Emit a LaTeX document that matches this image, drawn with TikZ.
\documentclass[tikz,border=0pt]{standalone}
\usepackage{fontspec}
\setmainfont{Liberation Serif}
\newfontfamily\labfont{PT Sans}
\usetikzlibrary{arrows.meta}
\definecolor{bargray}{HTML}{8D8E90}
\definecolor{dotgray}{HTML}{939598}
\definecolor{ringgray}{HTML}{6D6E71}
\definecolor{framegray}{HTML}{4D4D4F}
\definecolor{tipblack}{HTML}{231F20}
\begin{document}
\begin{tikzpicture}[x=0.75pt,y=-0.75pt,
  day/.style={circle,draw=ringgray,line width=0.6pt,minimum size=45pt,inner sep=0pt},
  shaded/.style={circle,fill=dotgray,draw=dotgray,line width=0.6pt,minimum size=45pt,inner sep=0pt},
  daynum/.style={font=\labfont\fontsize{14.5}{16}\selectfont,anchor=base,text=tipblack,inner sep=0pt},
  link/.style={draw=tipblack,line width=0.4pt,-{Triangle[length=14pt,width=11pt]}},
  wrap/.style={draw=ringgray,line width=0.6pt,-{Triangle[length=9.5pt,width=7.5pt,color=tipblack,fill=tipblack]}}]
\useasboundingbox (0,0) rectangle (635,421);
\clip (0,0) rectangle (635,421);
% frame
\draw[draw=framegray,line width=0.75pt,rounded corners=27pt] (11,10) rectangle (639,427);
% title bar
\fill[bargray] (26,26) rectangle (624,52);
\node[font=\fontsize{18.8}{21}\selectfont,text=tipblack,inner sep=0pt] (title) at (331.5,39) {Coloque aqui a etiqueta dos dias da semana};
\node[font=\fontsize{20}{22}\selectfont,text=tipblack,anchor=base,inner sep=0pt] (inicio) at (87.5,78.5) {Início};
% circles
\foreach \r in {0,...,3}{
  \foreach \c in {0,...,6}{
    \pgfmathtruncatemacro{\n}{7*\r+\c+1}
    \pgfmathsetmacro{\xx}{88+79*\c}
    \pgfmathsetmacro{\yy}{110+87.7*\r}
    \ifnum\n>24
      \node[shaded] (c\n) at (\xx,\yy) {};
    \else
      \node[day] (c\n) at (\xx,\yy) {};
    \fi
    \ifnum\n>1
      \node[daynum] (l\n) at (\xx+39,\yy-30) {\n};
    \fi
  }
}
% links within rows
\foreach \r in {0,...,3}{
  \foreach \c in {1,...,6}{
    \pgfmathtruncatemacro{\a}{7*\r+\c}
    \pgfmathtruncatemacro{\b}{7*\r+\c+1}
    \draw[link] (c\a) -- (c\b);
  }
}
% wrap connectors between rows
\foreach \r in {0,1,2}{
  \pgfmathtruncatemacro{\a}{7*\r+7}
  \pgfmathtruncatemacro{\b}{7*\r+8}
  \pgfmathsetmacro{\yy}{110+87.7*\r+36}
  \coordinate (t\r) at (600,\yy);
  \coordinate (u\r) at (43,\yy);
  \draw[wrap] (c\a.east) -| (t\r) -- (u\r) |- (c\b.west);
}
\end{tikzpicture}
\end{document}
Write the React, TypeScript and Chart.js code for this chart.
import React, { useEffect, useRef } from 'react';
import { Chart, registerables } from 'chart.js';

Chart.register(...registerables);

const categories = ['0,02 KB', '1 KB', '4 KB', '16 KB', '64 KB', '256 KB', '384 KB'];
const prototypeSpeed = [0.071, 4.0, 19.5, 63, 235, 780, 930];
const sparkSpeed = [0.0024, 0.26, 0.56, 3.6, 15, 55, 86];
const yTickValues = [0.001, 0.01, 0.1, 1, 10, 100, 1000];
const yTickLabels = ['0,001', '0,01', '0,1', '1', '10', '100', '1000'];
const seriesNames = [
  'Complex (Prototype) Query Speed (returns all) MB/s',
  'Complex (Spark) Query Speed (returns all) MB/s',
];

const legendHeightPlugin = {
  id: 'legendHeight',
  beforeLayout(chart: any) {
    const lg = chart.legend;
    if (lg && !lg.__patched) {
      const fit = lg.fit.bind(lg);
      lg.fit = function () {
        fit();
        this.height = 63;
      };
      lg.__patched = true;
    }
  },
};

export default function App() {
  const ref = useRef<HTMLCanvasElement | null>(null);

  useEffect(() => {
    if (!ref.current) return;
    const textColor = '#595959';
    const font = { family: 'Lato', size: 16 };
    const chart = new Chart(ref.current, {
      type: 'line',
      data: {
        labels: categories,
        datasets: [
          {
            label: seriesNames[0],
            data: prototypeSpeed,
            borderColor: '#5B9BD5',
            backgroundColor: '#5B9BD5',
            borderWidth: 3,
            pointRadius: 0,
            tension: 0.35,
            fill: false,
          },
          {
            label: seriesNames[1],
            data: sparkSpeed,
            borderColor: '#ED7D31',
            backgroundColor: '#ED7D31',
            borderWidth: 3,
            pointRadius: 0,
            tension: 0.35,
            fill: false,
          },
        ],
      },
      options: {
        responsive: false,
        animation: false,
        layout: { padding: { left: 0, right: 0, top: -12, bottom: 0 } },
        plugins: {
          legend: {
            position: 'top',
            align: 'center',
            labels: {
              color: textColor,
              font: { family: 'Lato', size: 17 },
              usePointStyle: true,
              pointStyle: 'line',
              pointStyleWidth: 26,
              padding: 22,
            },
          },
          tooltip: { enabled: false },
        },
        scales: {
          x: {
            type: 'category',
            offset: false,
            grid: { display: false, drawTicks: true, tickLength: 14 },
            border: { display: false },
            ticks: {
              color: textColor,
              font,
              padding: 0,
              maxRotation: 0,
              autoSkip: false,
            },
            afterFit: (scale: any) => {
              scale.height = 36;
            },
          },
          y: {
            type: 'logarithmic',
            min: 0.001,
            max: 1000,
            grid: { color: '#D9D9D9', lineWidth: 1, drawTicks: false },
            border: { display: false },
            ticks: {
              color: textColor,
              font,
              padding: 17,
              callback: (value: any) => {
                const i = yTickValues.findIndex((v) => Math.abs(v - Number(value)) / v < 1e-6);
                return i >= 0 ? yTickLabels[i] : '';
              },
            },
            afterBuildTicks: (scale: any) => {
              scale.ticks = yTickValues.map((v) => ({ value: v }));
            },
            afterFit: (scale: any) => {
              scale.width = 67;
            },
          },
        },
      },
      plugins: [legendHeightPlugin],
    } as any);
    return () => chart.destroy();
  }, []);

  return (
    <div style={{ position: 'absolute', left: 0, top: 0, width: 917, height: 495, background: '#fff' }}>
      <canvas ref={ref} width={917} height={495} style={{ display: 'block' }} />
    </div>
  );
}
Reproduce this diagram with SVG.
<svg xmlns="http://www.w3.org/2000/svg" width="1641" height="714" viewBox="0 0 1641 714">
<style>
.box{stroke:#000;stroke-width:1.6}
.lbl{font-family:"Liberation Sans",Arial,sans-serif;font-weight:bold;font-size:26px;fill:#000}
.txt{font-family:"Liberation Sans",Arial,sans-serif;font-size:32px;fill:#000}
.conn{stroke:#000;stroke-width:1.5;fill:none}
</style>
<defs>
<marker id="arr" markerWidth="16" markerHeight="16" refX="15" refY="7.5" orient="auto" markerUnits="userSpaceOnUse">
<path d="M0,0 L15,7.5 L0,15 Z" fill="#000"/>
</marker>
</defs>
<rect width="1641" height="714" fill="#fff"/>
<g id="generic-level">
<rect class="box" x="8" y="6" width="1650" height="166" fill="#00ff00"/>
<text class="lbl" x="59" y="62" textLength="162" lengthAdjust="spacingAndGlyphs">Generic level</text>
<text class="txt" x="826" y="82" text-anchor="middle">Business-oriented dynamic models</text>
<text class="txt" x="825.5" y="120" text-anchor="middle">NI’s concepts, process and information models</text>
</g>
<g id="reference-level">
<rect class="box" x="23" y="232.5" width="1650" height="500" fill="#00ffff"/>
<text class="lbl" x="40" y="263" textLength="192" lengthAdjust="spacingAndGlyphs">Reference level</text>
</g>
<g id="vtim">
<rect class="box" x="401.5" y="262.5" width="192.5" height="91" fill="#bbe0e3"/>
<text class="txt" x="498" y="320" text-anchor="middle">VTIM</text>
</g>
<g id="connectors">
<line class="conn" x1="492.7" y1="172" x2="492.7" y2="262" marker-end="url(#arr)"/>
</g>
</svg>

● What is needed
Scan the material and collect every line that contains "this".

● Reply to the task
Emit a LaTeX document that matches this image, drawn with TikZ.
Write the React, TypeScript and Chart.js code for this chart.
        this.height = 63;
Reproduce this diagram with SVG.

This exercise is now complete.